> [TASK GOAL]: Would you quote the material below from its first line through the line containing "(r1g) at (1321,-33)", exactly and with both ends included?

> [AVAILABLE DATA]:
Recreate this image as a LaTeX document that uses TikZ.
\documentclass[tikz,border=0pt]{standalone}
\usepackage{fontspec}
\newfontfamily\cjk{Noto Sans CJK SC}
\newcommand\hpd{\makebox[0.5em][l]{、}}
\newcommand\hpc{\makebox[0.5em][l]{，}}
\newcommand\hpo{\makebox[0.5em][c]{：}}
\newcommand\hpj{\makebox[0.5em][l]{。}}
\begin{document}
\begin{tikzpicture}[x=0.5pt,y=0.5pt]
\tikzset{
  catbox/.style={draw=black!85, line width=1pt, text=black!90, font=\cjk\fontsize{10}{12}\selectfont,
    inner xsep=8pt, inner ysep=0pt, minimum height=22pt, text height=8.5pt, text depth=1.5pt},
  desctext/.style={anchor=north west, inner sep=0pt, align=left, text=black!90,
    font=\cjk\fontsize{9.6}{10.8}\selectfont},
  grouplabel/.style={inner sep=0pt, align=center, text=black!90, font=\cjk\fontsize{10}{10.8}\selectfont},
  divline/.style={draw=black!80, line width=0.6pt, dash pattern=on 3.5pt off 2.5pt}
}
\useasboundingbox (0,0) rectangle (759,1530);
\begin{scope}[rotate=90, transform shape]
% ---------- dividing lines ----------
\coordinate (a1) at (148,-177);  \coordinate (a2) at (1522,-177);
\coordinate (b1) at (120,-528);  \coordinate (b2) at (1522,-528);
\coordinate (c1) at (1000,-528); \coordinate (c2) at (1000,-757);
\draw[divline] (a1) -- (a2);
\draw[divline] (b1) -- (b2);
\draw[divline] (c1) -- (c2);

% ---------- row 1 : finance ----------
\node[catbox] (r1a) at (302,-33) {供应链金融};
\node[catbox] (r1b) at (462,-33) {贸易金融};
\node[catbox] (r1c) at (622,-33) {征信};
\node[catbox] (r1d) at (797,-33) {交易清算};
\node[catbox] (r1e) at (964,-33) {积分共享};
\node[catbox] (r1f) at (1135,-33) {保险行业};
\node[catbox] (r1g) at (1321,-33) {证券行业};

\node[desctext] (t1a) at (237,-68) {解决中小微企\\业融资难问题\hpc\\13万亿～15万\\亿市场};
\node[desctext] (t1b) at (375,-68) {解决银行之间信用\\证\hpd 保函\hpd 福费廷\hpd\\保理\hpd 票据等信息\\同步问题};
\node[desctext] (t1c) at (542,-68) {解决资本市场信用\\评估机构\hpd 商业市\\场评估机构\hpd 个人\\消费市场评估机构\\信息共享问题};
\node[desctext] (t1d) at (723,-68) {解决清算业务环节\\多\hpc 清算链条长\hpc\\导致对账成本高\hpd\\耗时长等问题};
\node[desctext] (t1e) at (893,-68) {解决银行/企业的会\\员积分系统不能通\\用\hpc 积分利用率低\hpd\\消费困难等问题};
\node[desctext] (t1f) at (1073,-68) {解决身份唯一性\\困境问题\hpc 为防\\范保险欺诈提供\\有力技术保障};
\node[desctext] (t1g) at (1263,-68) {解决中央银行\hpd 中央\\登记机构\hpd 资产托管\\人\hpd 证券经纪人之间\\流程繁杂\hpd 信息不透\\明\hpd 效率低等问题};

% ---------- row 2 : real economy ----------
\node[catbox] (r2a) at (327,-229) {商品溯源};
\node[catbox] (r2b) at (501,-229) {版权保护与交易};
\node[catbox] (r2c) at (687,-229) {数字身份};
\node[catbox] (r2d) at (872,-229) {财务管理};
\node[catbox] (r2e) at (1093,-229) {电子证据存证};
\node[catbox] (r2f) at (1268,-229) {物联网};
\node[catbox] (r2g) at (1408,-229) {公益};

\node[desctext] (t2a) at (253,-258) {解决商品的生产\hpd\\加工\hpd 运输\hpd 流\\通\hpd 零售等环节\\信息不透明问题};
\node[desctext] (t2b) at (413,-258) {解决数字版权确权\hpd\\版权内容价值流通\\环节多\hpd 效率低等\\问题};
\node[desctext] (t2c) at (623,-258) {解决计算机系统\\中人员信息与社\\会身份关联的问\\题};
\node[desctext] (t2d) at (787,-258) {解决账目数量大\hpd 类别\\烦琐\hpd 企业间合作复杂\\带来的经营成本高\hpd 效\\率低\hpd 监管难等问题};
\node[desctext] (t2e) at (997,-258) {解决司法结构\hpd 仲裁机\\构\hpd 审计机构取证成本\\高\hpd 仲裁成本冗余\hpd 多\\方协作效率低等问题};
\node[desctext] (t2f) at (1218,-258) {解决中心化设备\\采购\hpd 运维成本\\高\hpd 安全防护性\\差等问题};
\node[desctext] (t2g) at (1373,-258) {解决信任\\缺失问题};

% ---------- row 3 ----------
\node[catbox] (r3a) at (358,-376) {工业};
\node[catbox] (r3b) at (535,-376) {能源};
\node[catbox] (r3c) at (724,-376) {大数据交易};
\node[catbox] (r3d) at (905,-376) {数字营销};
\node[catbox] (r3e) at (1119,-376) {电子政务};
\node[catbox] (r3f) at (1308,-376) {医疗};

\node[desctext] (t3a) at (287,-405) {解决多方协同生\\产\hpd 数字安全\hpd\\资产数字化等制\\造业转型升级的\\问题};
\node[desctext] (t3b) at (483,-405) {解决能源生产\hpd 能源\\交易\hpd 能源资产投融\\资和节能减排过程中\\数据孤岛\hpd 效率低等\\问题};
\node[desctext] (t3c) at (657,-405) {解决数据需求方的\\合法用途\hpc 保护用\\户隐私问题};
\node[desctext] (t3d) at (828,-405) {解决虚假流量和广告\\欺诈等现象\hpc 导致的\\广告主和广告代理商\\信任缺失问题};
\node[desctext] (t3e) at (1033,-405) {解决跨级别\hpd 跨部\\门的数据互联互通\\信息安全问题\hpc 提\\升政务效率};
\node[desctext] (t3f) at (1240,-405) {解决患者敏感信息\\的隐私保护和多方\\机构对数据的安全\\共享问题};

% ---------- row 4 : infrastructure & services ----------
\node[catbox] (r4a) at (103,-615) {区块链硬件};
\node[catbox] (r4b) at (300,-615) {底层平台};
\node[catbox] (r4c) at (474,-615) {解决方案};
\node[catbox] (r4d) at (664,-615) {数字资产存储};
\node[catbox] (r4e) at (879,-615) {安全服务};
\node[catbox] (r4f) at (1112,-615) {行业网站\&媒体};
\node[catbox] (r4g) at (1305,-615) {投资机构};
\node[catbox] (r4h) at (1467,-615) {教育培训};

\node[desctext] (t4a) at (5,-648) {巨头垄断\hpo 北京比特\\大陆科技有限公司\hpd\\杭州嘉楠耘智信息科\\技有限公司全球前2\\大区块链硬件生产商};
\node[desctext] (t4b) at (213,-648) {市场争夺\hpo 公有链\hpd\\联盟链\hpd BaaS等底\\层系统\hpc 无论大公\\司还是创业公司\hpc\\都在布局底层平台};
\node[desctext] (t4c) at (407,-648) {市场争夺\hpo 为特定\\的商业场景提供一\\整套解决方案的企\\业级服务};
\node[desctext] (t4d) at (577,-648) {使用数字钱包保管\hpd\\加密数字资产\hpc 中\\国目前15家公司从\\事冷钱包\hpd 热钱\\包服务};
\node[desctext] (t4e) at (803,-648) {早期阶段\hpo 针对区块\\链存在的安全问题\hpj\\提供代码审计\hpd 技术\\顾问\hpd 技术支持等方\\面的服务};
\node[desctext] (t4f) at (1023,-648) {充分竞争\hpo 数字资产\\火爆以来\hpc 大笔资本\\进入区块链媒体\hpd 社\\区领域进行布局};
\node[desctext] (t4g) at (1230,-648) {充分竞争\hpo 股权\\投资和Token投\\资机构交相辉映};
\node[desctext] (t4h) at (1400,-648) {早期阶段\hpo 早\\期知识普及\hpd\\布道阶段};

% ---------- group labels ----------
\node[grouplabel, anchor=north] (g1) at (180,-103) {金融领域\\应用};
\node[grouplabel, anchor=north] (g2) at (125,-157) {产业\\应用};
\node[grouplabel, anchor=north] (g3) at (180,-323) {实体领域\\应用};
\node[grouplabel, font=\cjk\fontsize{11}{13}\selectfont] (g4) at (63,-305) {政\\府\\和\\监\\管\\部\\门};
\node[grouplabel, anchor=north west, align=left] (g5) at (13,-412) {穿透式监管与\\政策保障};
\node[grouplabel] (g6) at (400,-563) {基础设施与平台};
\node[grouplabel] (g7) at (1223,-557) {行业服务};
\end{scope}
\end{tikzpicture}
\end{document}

> [EXERCISE RESPONSE]:
Recreate this image as a LaTeX document that uses TikZ.
\documentclass[tikz,border=0pt]{standalone}
\usepackage{fontspec}
\newfontfamily\cjk{Noto Sans CJK SC}
\newcommand\hpd{\makebox[0.5em][l]{、}}
\newcommand\hpc{\makebox[0.5em][l]{，}}
\newcommand\hpo{\makebox[0.5em][c]{：}}
\newcommand\hpj{\makebox[0.5em][l]{。}}
\begin{document}
\begin{tikzpicture}[x=0.5pt,y=0.5pt]
\tikzset{
  catbox/.style={draw=black!85, line width=1pt, text=black!90, font=\cjk\fontsize{10}{12}\selectfont,
    inner xsep=8pt, inner ysep=0pt, minimum height=22pt, text height=8.5pt, text depth=1.5pt},
  desctext/.style={anchor=north west, inner sep=0pt, align=left, text=black!90,
    font=\cjk\fontsize{9.6}{10.8}\selectfont},
  grouplabel/.style={inner sep=0pt, align=center, text=black!90, font=\cjk\fontsize{10}{10.8}\selectfont},
  divline/.style={draw=black!80, line width=0.6pt, dash pattern=on 3.5pt off 2.5pt}
}
\useasboundingbox (0,0) rectangle (759,1530);
\begin{scope}[rotate=90, transform shape]
% ---------- dividing lines ----------
\coordinate (a1) at (148,-177);  \coordinate (a2) at (1522,-177);
\coordinate (b1) at (120,-528);  \coordinate (b2) at (1522,-528);
\coordinate (c1) at (1000,-528); \coordinate (c2) at (1000,-757);
\draw[divline] (a1) -- (a2);
\draw[divline] (b1) -- (b2);
\draw[divline] (c1) -- (c2);

% ---------- row 1 : finance ----------
\node[catbox] (r1a) at (302,-33) {供应链金融};
\node[catbox] (r1b) at (462,-33) {贸易金融};
\node[catbox] (r1c) at (622,-33) {征信};
\node[catbox] (r1d) at (797,-33) {交易清算};
\node[catbox] (r1e) at (964,-33) {积分共享};
\node[catbox] (r1f) at (1135,-33) {保险行业};
\node[catbox] (r1g) at (1321,-33) {证券行业};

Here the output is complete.